▶ Stated goal:
Leave out the images; return the rest of the data exactly.

▶ Data segment:
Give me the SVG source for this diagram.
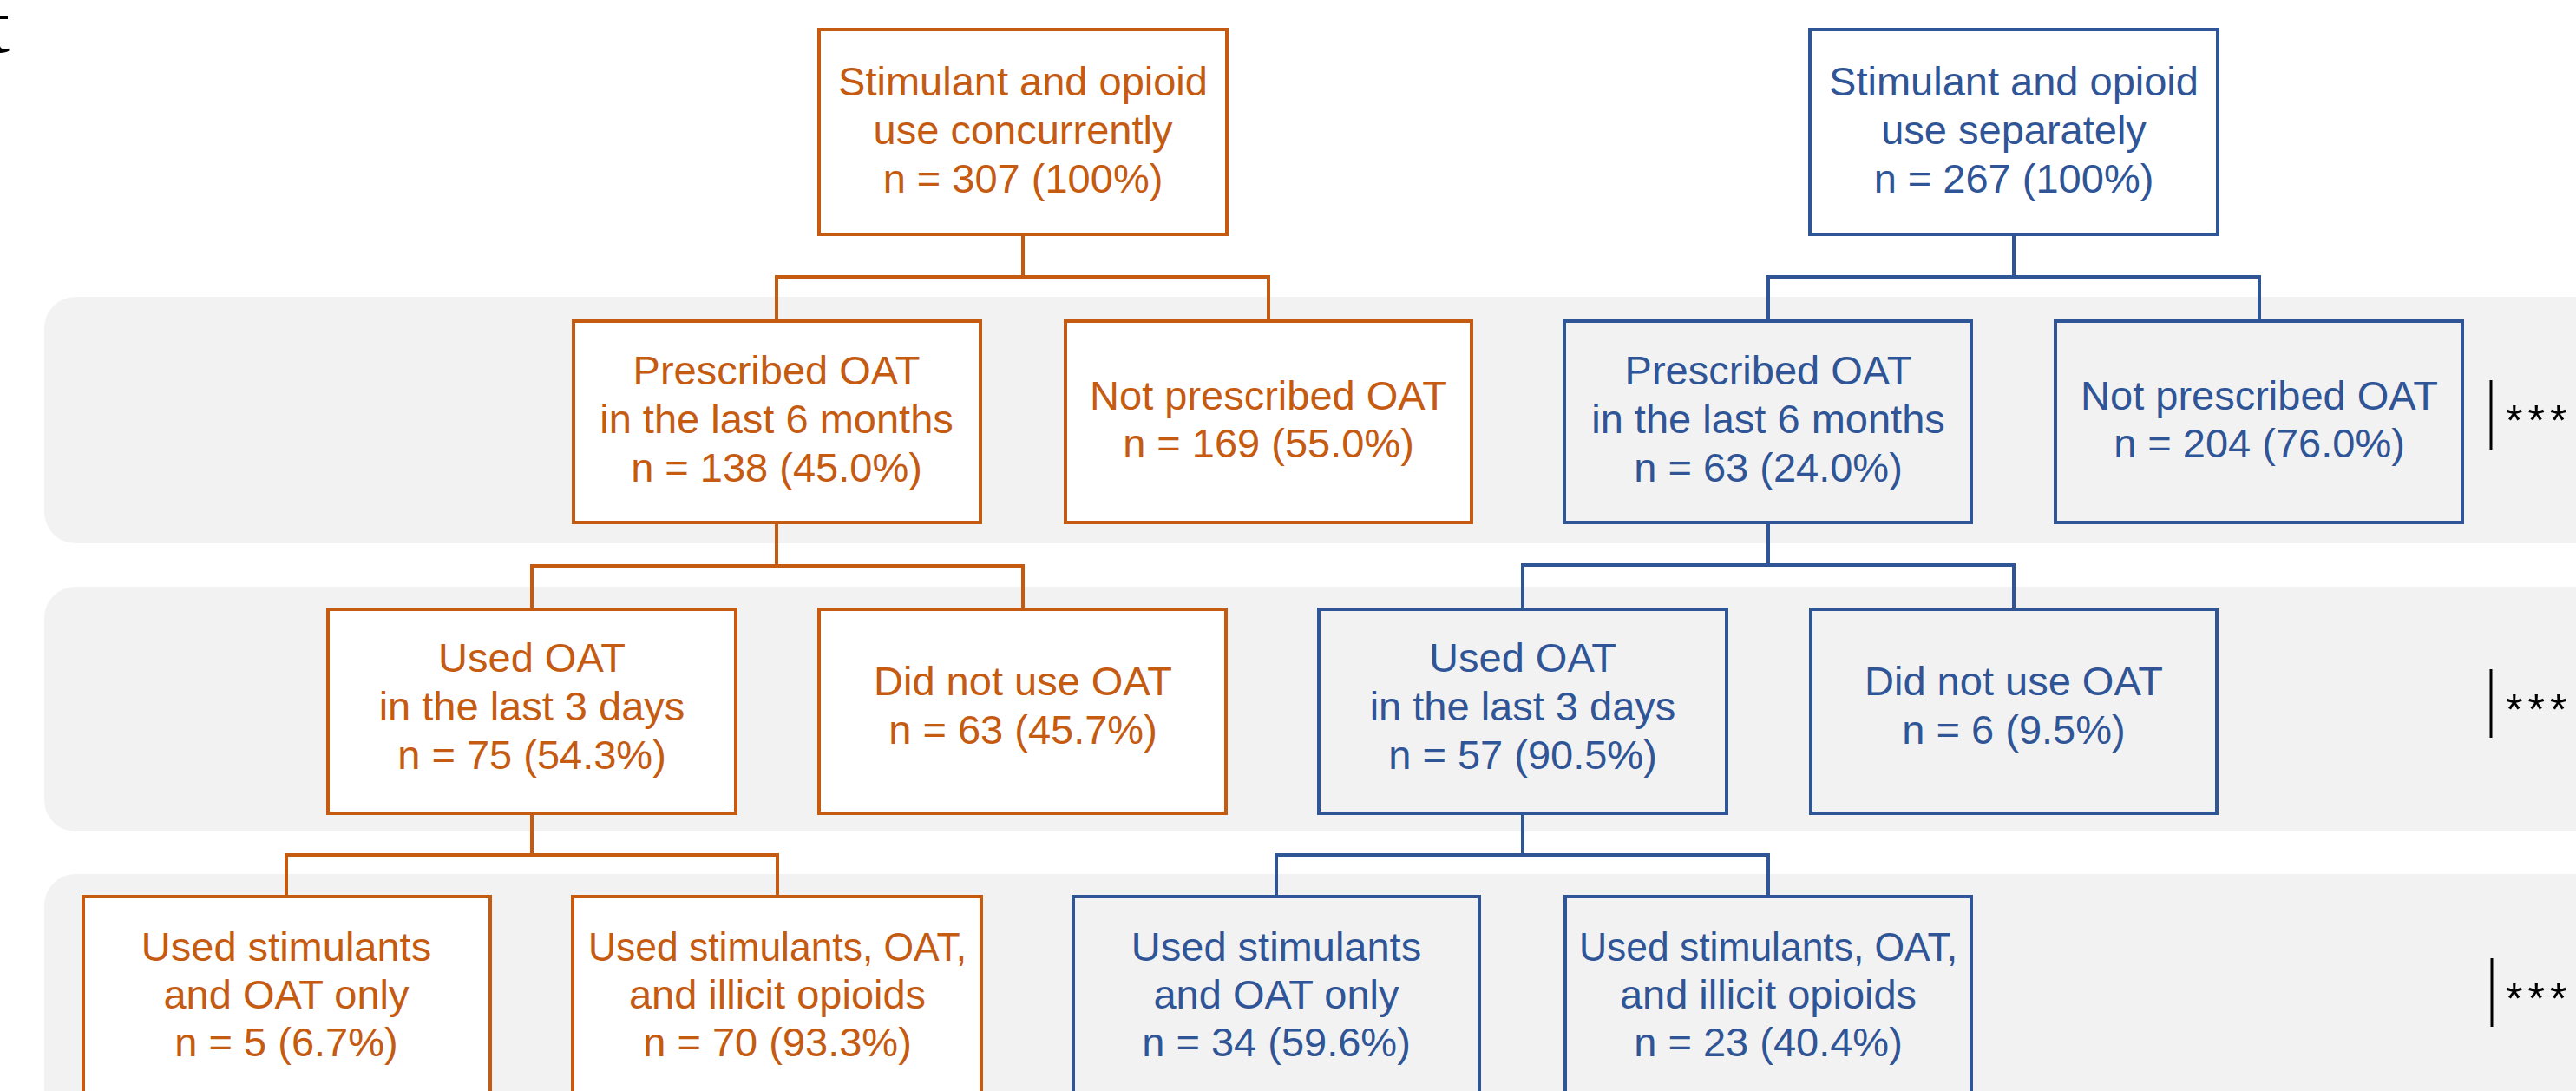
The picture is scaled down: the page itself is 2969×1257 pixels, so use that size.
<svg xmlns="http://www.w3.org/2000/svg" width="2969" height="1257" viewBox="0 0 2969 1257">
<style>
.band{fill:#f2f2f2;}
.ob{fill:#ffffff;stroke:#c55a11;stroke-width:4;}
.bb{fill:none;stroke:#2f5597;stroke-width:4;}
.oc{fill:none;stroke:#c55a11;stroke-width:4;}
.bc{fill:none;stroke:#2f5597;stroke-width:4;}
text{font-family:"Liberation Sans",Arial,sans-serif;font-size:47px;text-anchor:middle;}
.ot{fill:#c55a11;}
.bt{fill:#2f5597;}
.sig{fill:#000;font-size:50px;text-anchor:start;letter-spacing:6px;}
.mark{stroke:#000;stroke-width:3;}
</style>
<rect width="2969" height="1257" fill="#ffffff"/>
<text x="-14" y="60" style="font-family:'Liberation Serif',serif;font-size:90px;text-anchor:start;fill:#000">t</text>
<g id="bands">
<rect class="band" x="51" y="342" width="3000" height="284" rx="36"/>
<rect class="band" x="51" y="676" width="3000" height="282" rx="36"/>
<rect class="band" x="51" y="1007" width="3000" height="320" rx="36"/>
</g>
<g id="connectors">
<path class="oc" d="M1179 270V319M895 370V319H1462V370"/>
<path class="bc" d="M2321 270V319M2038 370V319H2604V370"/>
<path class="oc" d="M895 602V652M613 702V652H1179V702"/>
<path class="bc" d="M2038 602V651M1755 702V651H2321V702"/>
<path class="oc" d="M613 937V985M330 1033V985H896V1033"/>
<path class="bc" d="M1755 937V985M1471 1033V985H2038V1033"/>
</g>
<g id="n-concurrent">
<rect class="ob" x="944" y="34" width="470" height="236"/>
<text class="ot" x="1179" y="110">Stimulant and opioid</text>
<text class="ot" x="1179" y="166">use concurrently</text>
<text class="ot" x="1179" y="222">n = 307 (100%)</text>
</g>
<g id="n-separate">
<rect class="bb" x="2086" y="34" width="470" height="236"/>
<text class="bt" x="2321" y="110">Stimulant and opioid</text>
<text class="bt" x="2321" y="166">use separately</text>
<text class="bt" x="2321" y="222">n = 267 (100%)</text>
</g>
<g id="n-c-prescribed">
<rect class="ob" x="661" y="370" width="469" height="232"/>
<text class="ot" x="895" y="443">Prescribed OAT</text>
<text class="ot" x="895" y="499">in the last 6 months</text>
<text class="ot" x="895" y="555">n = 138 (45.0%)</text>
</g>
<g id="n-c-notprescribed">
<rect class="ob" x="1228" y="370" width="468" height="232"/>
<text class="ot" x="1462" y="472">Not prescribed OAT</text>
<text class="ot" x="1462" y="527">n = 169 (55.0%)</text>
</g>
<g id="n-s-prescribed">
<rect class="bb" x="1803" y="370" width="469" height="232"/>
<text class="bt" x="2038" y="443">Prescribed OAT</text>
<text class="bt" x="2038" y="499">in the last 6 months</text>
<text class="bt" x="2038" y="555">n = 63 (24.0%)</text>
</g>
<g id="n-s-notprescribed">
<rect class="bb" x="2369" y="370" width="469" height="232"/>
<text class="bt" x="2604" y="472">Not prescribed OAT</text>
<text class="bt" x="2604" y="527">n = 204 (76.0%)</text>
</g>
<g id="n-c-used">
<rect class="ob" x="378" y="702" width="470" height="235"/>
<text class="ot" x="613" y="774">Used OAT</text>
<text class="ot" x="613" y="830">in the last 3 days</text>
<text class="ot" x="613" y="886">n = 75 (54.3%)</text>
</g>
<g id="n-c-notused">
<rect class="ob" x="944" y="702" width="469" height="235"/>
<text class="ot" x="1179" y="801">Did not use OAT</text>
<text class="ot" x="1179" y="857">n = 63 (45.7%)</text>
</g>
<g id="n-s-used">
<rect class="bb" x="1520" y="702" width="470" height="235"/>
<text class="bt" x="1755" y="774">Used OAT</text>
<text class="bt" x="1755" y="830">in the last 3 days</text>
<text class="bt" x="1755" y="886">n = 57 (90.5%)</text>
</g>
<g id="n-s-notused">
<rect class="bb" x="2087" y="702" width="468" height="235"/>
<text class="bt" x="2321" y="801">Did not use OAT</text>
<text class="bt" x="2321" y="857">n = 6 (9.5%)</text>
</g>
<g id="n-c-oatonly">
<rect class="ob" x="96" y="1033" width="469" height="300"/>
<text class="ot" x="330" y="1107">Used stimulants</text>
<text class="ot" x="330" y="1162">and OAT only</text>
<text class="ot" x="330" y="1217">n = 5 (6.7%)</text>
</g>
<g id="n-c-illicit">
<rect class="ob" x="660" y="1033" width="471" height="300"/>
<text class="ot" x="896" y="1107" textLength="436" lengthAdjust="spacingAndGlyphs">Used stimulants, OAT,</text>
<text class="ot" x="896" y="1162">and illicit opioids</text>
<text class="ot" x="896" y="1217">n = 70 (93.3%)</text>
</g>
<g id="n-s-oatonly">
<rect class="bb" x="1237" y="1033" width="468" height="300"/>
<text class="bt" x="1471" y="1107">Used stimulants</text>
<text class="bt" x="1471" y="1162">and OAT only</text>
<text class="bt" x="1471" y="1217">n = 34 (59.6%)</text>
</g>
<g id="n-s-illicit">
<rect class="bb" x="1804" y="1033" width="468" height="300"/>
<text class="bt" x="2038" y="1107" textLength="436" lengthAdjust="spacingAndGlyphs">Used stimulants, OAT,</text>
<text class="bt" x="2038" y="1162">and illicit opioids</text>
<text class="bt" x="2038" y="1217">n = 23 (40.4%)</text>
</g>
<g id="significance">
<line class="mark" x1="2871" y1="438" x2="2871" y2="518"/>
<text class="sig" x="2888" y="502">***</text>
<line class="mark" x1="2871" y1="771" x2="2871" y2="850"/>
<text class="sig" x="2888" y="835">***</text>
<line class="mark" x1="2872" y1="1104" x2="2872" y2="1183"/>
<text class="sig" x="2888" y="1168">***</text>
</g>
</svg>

▶ The reply:
Give me the SVG source for this diagram.
The picture is scaled down: the page itself is 2969×1257 pixels, so use that size.
<svg xmlns="http://www.w3.org/2000/svg" width="2969" height="1257" viewBox="0 0 2969 1257">
<style>
.band{fill:#f2f2f2;}
.ob{fill:#ffffff;stroke:#c55a11;stroke-width:4;}
.bb{fill:none;stroke:#2f5597;stroke-width:4;}
.oc{fill:none;stroke:#c55a11;stroke-width:4;}
.bc{fill:none;stroke:#2f5597;stroke-width:4;}
text{font-family:"Liberation Sans",Arial,sans-serif;font-size:47px;text-anchor:middle;}
.ot{fill:#c55a11;}
.bt{fill:#2f5597;}
.sig{fill:#000;font-size:50px;text-anchor:start;letter-spacing:6px;}
.mark{stroke:#000;stroke-width:3;}
</style>
<rect width="2969" height="1257" fill="#ffffff"/>
<text x="-14" y="60" style="font-family:'Liberation Serif',serif;font-size:90px;text-anchor:start;fill:#000">t</text>
<g id="bands">
<rect class="band" x="51" y="342" width="3000" height="284" rx="36"/>
<rect class="band" x="51" y="676" width="3000" height="282" rx="36"/>
<rect class="band" x="51" y="1007" width="3000" height="320" rx="36"/>
</g>
<g id="connectors">
<path class="oc" d="M1179 270V319M895 370V319H1462V370"/>
<path class="bc" d="M2321 270V319M2038 370V319H2604V370"/>
<path class="oc" d="M895 602V652M613 702V652H1179V702"/>
<path class="bc" d="M2038 602V651M1755 702V651H2321V702"/>
<path class="oc" d="M613 937V985M330 1033V985H896V1033"/>
<path class="bc" d="M1755 937V985M1471 1033V985H2038V1033"/>
</g>
<g id="n-concurrent">
<rect class="ob" x="944" y="34" width="470" height="236"/>
<text class="ot" x="1179" y="110">Stimulant and opioid</text>
<text class="ot" x="1179" y="166">use concurrently</text>
<text class="ot" x="1179" y="222">n = 307 (100%)</text>
</g>
<g id="n-separate">
<rect class="bb" x="2086" y="34" width="470" height="236"/>
<text class="bt" x="2321" y="110">Stimulant and opioid</text>
<text class="bt" x="2321" y="166">use separately</text>
<text class="bt" x="2321" y="222">n = 267 (100%)</text>
</g>
<g id="n-c-prescribed">
<rect class="ob" x="661" y="370" width="469" height="232"/>
<text class="ot" x="895" y="443">Prescribed OAT</text>
<text class="ot" x="895" y="499">in the last 6 months</text>
<text class="ot" x="895" y="555">n = 138 (45.0%)</text>
</g>
<g id="n-c-notprescribed">
<rect class="ob" x="1228" y="370" width="468" height="232"/>
<text class="ot" x="1462" y="472">Not prescribed OAT</text>
<text class="ot" x="1462" y="527">n = 169 (55.0%)</text>
</g>
<g id="n-s-prescribed">
<rect class="bb" x="1803" y="370" width="469" height="232"/>
<text class="bt" x="2038" y="443">Prescribed OAT</text>
<text class="bt" x="2038" y="499">in the last 6 months</text>
<text class="bt" x="2038" y="555">n = 63 (24.0%)</text>
</g>
<g id="n-s-notprescribed">
<rect class="bb" x="2369" y="370" width="469" height="232"/>
<text class="bt" x="2604" y="472">Not prescribed OAT</text>
<text class="bt" x="2604" y="527">n = 204 (76.0%)</text>
</g>
<g id="n-c-used">
<rect class="ob" x="378" y="702" width="470" height="235"/>
<text class="ot" x="613" y="774">Used OAT</text>
<text class="ot" x="613" y="830">in the last 3 days</text>
<text class="ot" x="613" y="886">n = 75 (54.3%)</text>
</g>
<g id="n-c-notused">
<rect class="ob" x="944" y="702" width="469" height="235"/>
<text class="ot" x="1179" y="801">Did not use OAT</text>
<text class="ot" x="1179" y="857">n = 63 (45.7%)</text>
</g>
<g id="n-s-used">
<rect class="bb" x="1520" y="702" width="470" height="235"/>
<text class="bt" x="1755" y="774">Used OAT</text>
<text class="bt" x="1755" y="830">in the last 3 days</text>
<text class="bt" x="1755" y="886">n = 57 (90.5%)</text>
</g>
<g id="n-s-notused">
<rect class="bb" x="2087" y="702" width="468" height="235"/>
<text class="bt" x="2321" y="801">Did not use OAT</text>
<text class="bt" x="2321" y="857">n = 6 (9.5%)</text>
</g>
<g id="n-c-oatonly">
<rect class="ob" x="96" y="1033" width="469" height="300"/>
<text class="ot" x="330" y="1107">Used stimulants</text>
<text class="ot" x="330" y="1162">and OAT only</text>
<text class="ot" x="330" y="1217">n = 5 (6.7%)</text>
</g>
<g id="n-c-illicit">
<rect class="ob" x="660" y="1033" width="471" height="300"/>
<text class="ot" x="896" y="1107" textLength="436" lengthAdjust="spacingAndGlyphs">Used stimulants, OAT,</text>
<text class="ot" x="896" y="1162">and illicit opioids</text>
<text class="ot" x="896" y="1217">n = 70 (93.3%)</text>
</g>
<g id="n-s-oatonly">
<rect class="bb" x="1237" y="1033" width="468" height="300"/>
<text class="bt" x="1471" y="1107">Used stimulants</text>
<text class="bt" x="1471" y="1162">and OAT only</text>
<text class="bt" x="1471" y="1217">n = 34 (59.6%)</text>
</g>
<g id="n-s-illicit">
<rect class="bb" x="1804" y="1033" width="468" height="300"/>
<text class="bt" x="2038" y="1107" textLength="436" lengthAdjust="spacingAndGlyphs">Used stimulants, OAT,</text>
<text class="bt" x="2038" y="1162">and illicit opioids</text>
<text class="bt" x="2038" y="1217">n = 23 (40.4%)</text>
</g>
<g id="significance">
<line class="mark" x1="2871" y1="438" x2="2871" y2="518"/>
<text class="sig" x="2888" y="502">***</text>
<line class="mark" x1="2871" y1="771" x2="2871" y2="850"/>
<text class="sig" x="2888" y="835">***</text>
<line class="mark" x1="2872" y1="1104" x2="2872" y2="1183"/>
<text class="sig" x="2888" y="1168">***</text>
</g>
</svg>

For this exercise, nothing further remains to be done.